For extended variants (with reviewers, ignore patterns, multiple ecosystems), see references/dependabot-config.md.
Ecosystem Adaptation
Adapt Pattern A's Node.js CI to other ecosystems:
| Ecosystem | Setup Action | Cache Approach | Install | Test |
|---|
| Python | actions/setup-python@v5 | cache: 'pip' | pip install -r requirements.txt | pytest |
| Go | actions/setup-go@v5 | cache: true (built-in) | implicit | go test ./... |
| Rust | dtolnay/rust-toolchain@stable | actions/cache@v4 on ~/.cargo + ./target | implicit | cargo test |
| Java/Maven | actions/setup-java@v4 | cache: 'maven' | mvn -B install -DskipTests | mvn test |
| Java/Gradle | actions/setup-java@v4 | cache: 'gradle' | ./gradlew dependencies | ./gradlew test |
Common Anti-Patterns
permissions: write-all — Grants every possible scope.
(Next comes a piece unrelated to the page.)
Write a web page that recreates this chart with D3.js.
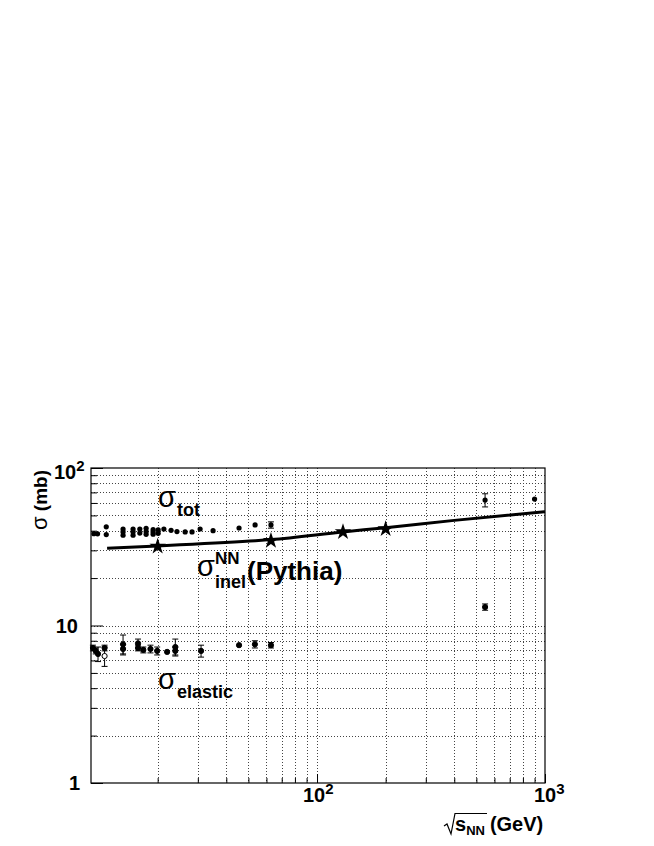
<!DOCTYPE html>
<html>
<head>
<script src="https://cdnjs.cloudflare.com/ajax/libs/d3/7.8.5/d3.min.js"></script>
<style>
  body { margin: 0; background: #fff; }
  text { font-family: "Liberation Sans", Arial, sans-serif; fill: #000; }
</style>
</head>
<body>
<script>
// sigma_tot measurements (sqrt(s) in GeV, sigma in mb, error)
const totX = [10.5, 10.9, 11.9, 11.9, 14.1, 14.1, 14.1, 15.6, 15.6, 15.6, 16.7, 16.7, 17.8, 17.8, 17.8,
              19.1, 19.1, 19.1, 20.1, 20.1, 21.3, 22.9, 24.3, 26.4, 28.3, 30.7, 35, 45.5, 53.5, 62.8, 546, 900];
const totY = [38.3, 38.2, 42.3, 37.8, 41.0, 39.3, 37.4, 41.0, 39.3, 37.4, 41.0, 38.6, 41.4, 39.5, 37.9,
              40.6, 39.3, 38.0, 40.5, 38.5, 41.0, 40.2, 39.5, 39.3, 39.3, 41.0, 40.0, 41.6, 43.5, 43.5, 62.6, 63.5];
const totErr = [0.4, 0.4, 0.6, 0.5, 0.8, 0.6, 0.6, 0.8, 0.5, 0.6, 0.6, 0.5, 0.6, 0.5, 0.5,
                0.5, 0.4, 0.4, 0.5, 0.4, 0.4, 0.3, 0.3, 0.3, 0.3, 0.6, 0.3, 0.4, 0.5, 2.0, 6.0, 1.5];

// sigma_elastic measurements
const elX = [10.4, 10.7, 10.95, 11.7, 11.7, 14.1, 14.1, 16.4, 16.4, 17.3, 18.6, 19.9, 22.0, 23.9, 23.9, 31.0, 45.5, 53.4, 62.8, 546];
const elY = [7.2, 6.9, 6.6, 7.2, 6.4, 7.6, 7.1, 7.7, 7.2, 7.0, 7.1, 6.9, 6.8, 7.3, 6.9, 6.9, 7.5, 7.6, 7.5, 13.1];
const elErr = [0.3, 0.3, 0.7, 0.3, 0.9, 1.1, 0.5, 0.5, 0.3, 0.3, 0.4, 0.4, 0.2, 0.9, 0.4, 0.6, 0.2, 0.4, 0.3, 0.6];
const elOpen = [false, false, false, false, true, false, false, false, false, false, false, false, false, false, false, false, false, false, false, false];

// Pythia inelastic cross section: curve and star points
const pyLineX = [12, 20, 50.8, 62.8, 130, 200, 400, 1000];
const pyLineY = [30.9, 32.0, 34.4, 35.1, 39.3, 41.8, 46.5, 52.8];
const pyStarX = [20, 62.8, 130, 200];
const pyStarY = [31.8, 34.6, 39.3, 41.0];

// grid and tick values
const xGrid = [20, 30, 40, 50, 60, 70, 80, 90, 100, 200, 300, 400, 500, 600, 700, 800, 900];
const yGrid = [2, 3, 4, 5, 6, 7, 8, 9, 10, 20, 30, 40, 50, 60, 70, 80, 90];
const xMajor = [100, 1000];
const yMajor = [1, 10, 100];

const W = 654, H = 846;
const L = 91, R = 545, T = 468, B = 783;

const svg = d3.select("body").append("svg")
    .attr("width", W).attr("height", H);
svg.append("rect").attr("width", W).attr("height", H).attr("fill", "#fff");

const x = d3.scaleLog().domain([10.2, 1000]).range([L, R]);
const y = d3.scaleLog().domain([1, 100]).range([B, T]);

// grid
const grid = svg.append("g").attr("stroke", "#444").attr("stroke-width", 1).attr("stroke-dasharray", "1,2");
grid.selectAll(".gx").data(xGrid.filter(v => x(v) < R - 1)).join("line")
    .attr("x1", d => Math.round(x(d)) + 0.5).attr("x2", d => Math.round(x(d)) + 0.5)
    .attr("y1", T).attr("y2", B);
grid.selectAll(".gy").data(yGrid).join("line")
    .attr("y1", d => Math.round(y(d)) + 0.5).attr("y2", d => Math.round(y(d)) + 0.5)
    .attr("x1", L).attr("x2", R);

// axis ticks (inward, ROOT style)
const xMinor = xGrid.filter(v => !xMajor.includes(v));
const yMinor = yGrid.filter(v => !yMajor.includes(v));
const axX = svg.append("g").attr("transform", `translate(0,${B})`);
axX.call(d3.axisBottom(x).tickValues(xMinor).tickSize(-5).tickFormat("").tickSizeOuter(0));
axX.call(g => g.append("g").call(d3.axisBottom(x).tickValues(xMajor).tickSize(-9).tickFormat("").tickSizeOuter(0)));
const axY = svg.append("g").attr("transform", `translate(${L},0)`);
axY.call(d3.axisLeft(y).tickValues(yMinor).tickSize(-6).tickFormat("").tickSizeOuter(0));
axY.call(g => g.append("g").call(d3.axisLeft(y).tickValues(yMajor).tickSize(-12).tickFormat("").tickSizeOuter(0)));
svg.selectAll(".domain").remove();
svg.selectAll(".tick line").attr("stroke", "#000");

// frame
svg.append("rect").attr("x", L).attr("y", T).attr("width", R - L).attr("height", B - T)
    .attr("fill", "none").attr("stroke", "#000").attr("stroke-width", 1.2);

// tick labels
function powLabel(g, px, py, base, exp, anchor) {
  const t = g.append("text").attr("x", px).attr("y", py)
      .attr("font-size", 20).attr("font-weight", "bold").attr("text-anchor", anchor);
  t.append("tspan").text(base);
  if (exp) t.append("tspan").attr("font-size", 15).attr("dy", -8).text(exp);
}
const labels = svg.append("g");
powLabel(labels, 303, 802, "10", "2", "start");
powLabel(labels, 534, 802, "10", "3", "start");
powLabel(labels, 54, 479, "10", "2", "start");
powLabel(labels, 78, y(10) + 7, "10", null, "end");
powLabel(labels, 80, y(1) + 7, "1", null, "end");

// axis titles
const yt = svg.append("text").attr("transform", "translate(47,470) rotate(-90)")
    .attr("text-anchor", "end").attr("font-size", 19).attr("font-weight", "bold");
yt.append("tspan").attr("font-weight", "normal").attr("font-size", 22).text("σ");
yt.append("tspan").text(" (mb)");

svg.append("path").attr("d", "M444,826 L447,824 L451,834 L455,813.5 L487,813.5")
    .attr("fill", "none").attr("stroke", "#000").attr("stroke-width", 1.2);
const xt = svg.append("text").attr("x", 455).attr("y", 831).attr("font-size", 20).attr("font-weight", "bold");
xt.append("tspan").text("s");
xt.append("tspan").attr("font-size", 13).attr("dy", 4).text("NN");
xt.append("tspan").attr("dy", -4).attr("dx", 5).text("(GeV)");

// error bars
function errorBars(xs, ys, es) {
  const g = svg.append("g").attr("stroke", "#000").attr("stroke-width", 1);
  xs.forEach((xv, i) => {
    const px = x(xv), y1 = y(ys[i] + es[i]), y2 = y(ys[i] - es[i]);
    g.append("line").attr("x1", px).attr("x2", px).attr("y1", y1).attr("y2", y2);
    if (Math.abs(y2 - y1) > 5) {
      g.append("line").attr("x1", px - 3).attr("x2", px + 3).attr("y1", y1).attr("y2", y1);
      g.append("line").attr("x1", px - 3).attr("x2", px + 3).attr("y1", y2).attr("y2", y2);
    }
  });
}
errorBars(totX, totY, totErr);
errorBars(elX, elY, elErr);

svg.append("g").selectAll("circle").data(totX).join("circle")
    .attr("cx", d => x(d)).attr("cy", (d, i) => y(totY[i])).attr("r", 2.6).attr("fill", "#000");
svg.append("g").selectAll("circle").data(elX).join("circle")
    .attr("cx", d => x(d)).attr("cy", (d, i) => y(elY[i])).attr("r", 2.6)
    .attr("fill", (d, i) => elOpen[i] ? "#fff" : "#000").attr("stroke", "#000").attr("stroke-width", 1);

// Pythia curve
const line = d3.line().x(d => x(d[0])).y(d => y(d[1])).curve(d3.curveMonotoneX);
svg.append("path").datum(pyLineX.map((v, i) => [v, pyLineY[i]]))
    .attr("d", line).attr("fill", "none").attr("stroke", "#000").attr("stroke-width", 3);
svg.append("g").selectAll("path").data(pyStarX).join("path")
    .attr("transform", (d, i) => `translate(${x(d)},${y(pyStarY[i])})`)
    .attr("d", d3.symbol(d3.symbolStar, 85)).attr("fill", "#000");

// annotations
function greek(px, py, sub, sup) {
  const t = svg.append("text").attr("x", px).attr("y", py).attr("font-size", 29);
  t.append("tspan").text("σ");
  if (sup) {
    t.append("tspan").attr("font-size", 17).attr("font-weight", "bold").attr("dy", -12).attr("dx", 0).text(sup);
    t.append("tspan").attr("font-size", 18).attr("font-weight", "bold")
        .attr("x", px + 18).attr("dy", 24).text(sub);
  } else {
    t.append("tspan").attr("font-size", 18).attr("font-weight", "bold").attr("dy", 9).attr("dx", 1).text(sub);
  }
  return t;
}
greek(158, 507, "tot");
greek(158, 689, "elastic");
greek(197, 576, "inel", "NN");
svg.append("text").attr("x", 247).attr("y", 580).attr("font-size", 26).attr("font-weight", "bold").text("(Pythia)");
</script>
</body>
</html>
A compromised step could push malicious commits or delete releases. Always enumerate only what each job needs.
uses: action/foo@latest or @main — Moving targets that can silently introduce breaking changes or security regressions. Always pin to a major version tag.
No concurrency block — Queues redundant runs and produces stale status checks on PRs.
No timeout-minutes — Allows a hung job to consume 6 hours of runner capacity per occurrence.
Separate actions/cache step when the setup action has a cache: parameter — Redundant and error-prone. Use the built-in parameter where available.
run: echo "${{ github.event.pull_request.title }}" — Direct interpolation of untrusted input in run: blocks enables script injection. Always pass untrusted values through environment variables instead.